Ou seja, o acórdão não construiu (sequer pretendeu construir) a criação de uma máxima genérica e abstratamente aplicável a todos os casos relativos ao emprego extensivo de institutos regidos pelas Leis n. 9.096/95 e n. 9.504/97. Não é essa a finalidade da decisão judicial. Ao contrário: é a resolução do caso concreto. O embargante traz outras situações que não se relacionam ao caso dos autos, realizando um (segundo) indevido elastecimento interpretativo.

Assim, ao que importa: restou assente por esta Corte, no julgamento da Petição n. 11-16.2015.6.21.0000, que a revisão prevista no art. 37 da Lei n. 9.096/95 não é aplicável às prestações de contas de campanha eleitoral.

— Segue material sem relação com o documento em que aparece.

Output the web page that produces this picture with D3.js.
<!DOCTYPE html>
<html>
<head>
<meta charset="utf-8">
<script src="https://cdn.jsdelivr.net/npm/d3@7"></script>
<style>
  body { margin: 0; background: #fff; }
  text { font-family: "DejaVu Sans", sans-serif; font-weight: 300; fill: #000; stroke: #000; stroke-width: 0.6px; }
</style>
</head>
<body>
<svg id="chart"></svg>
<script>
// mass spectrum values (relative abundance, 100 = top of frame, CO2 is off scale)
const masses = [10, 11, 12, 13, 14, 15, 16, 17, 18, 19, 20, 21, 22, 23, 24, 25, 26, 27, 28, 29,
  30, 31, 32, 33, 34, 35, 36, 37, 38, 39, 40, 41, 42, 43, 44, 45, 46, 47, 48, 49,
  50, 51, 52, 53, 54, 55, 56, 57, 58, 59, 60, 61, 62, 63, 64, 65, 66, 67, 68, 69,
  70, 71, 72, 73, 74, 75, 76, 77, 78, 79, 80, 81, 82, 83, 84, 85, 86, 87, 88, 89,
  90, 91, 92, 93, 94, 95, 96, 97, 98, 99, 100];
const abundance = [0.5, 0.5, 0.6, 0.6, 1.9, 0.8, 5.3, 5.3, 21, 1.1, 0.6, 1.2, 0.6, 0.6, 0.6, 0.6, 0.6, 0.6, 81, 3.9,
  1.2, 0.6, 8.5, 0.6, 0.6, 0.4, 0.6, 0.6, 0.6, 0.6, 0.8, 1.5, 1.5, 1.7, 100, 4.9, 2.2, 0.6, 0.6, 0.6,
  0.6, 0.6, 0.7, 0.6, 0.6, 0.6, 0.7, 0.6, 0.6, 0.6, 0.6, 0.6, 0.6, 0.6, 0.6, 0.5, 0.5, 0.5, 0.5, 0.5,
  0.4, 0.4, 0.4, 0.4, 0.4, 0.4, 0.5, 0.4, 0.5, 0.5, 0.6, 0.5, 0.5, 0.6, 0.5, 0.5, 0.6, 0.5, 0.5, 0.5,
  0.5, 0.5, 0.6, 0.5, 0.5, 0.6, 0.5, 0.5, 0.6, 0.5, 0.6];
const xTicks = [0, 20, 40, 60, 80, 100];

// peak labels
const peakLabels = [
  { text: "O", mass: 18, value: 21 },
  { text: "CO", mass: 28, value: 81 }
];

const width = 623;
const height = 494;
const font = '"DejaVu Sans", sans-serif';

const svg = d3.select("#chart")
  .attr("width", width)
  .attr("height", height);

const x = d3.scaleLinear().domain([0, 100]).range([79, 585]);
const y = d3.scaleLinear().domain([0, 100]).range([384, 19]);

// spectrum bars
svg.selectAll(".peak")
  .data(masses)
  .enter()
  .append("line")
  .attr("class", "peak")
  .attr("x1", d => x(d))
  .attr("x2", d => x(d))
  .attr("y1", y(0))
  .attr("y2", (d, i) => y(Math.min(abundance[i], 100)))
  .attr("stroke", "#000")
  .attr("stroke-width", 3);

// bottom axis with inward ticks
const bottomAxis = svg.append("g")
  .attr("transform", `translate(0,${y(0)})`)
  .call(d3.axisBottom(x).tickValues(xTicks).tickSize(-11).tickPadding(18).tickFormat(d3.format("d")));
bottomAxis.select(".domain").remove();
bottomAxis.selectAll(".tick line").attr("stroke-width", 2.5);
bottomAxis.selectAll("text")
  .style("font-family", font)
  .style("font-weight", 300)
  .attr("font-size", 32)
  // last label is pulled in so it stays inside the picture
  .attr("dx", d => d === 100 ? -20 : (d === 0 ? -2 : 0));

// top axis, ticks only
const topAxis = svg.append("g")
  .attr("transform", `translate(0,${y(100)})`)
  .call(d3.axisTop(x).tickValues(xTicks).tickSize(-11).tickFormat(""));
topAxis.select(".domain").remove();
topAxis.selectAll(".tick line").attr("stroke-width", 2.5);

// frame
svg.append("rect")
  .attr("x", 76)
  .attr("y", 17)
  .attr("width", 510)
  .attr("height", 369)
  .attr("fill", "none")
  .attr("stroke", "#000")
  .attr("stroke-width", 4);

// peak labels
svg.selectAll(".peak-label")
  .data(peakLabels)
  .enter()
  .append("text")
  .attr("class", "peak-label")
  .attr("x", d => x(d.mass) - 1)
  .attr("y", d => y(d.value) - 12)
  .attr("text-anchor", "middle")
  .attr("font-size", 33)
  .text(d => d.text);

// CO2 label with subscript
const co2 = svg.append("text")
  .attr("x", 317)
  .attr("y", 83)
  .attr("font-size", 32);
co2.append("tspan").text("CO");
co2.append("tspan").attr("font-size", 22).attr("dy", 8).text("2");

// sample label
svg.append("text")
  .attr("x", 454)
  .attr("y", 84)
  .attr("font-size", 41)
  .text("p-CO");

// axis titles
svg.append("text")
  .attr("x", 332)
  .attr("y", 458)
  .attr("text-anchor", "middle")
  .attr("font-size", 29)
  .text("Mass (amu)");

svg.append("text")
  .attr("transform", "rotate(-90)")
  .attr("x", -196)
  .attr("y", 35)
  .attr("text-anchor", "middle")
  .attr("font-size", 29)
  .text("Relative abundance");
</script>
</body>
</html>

Inocorrente, também aqui, qualquer omissão.

Desse modo, as razões trazidas pelo embargante evidenciam, a todo efeito, o seu inconformismo com a decisão que lhe foi desfavorável, intentando, neste momento, ter sua prestação de contas reanalisada, o que se mostra incabível em sede de embargos declaratórios.

A respeito, consigno que não se admite, em embargos de declaração, a mera revisão do que já foi julgado pelo Tribunal, não se podendo confundir o julgamento contrário aos interesses da parte com as hipóteses de omissão, obscuridade, dúvida ou contradição.

Portanto, resta bem pontuado que o manejo do presente recurso não encontra fundamento, impondo-se sua rejeição, pois, examinando os contornos do caso, é possível concluir que o embargante pretende rediscutir a decisão.

Finalmente, tenho por prequestionados o art. 2º, parágrafo único, do Código Penal; art. 287 do Código Eleitoral; art. 37, caput, e §§ 3º, 5º e 6º da Lei n. 9.096/95; art. 25, caput e parágrafo único, da Lei n. 9.504/97; do art. 9º, § 3º, da Resolução TSE n. 23.217/10.

 

Diante do exposto, muito embora ausentes os vícios elencados no art. 275 do Código Eleitoral, sigo a recente jurisprudência desta Corte e VOTO pelo acolhimento parcial dos embargos de declaração, para considerar prequestionados o art. 2º, parágrafo único, do Código Penal; art. 287 do Código Eleitoral; art. 37, caput, e §§ 3º, 5º e 6º, da Lei n. 9.096/95; art. 25, caput e parágrafo único, da Lei n. 9.504/97; do art. 9º, § 3º, da Resolução TSE n. 23.217/10.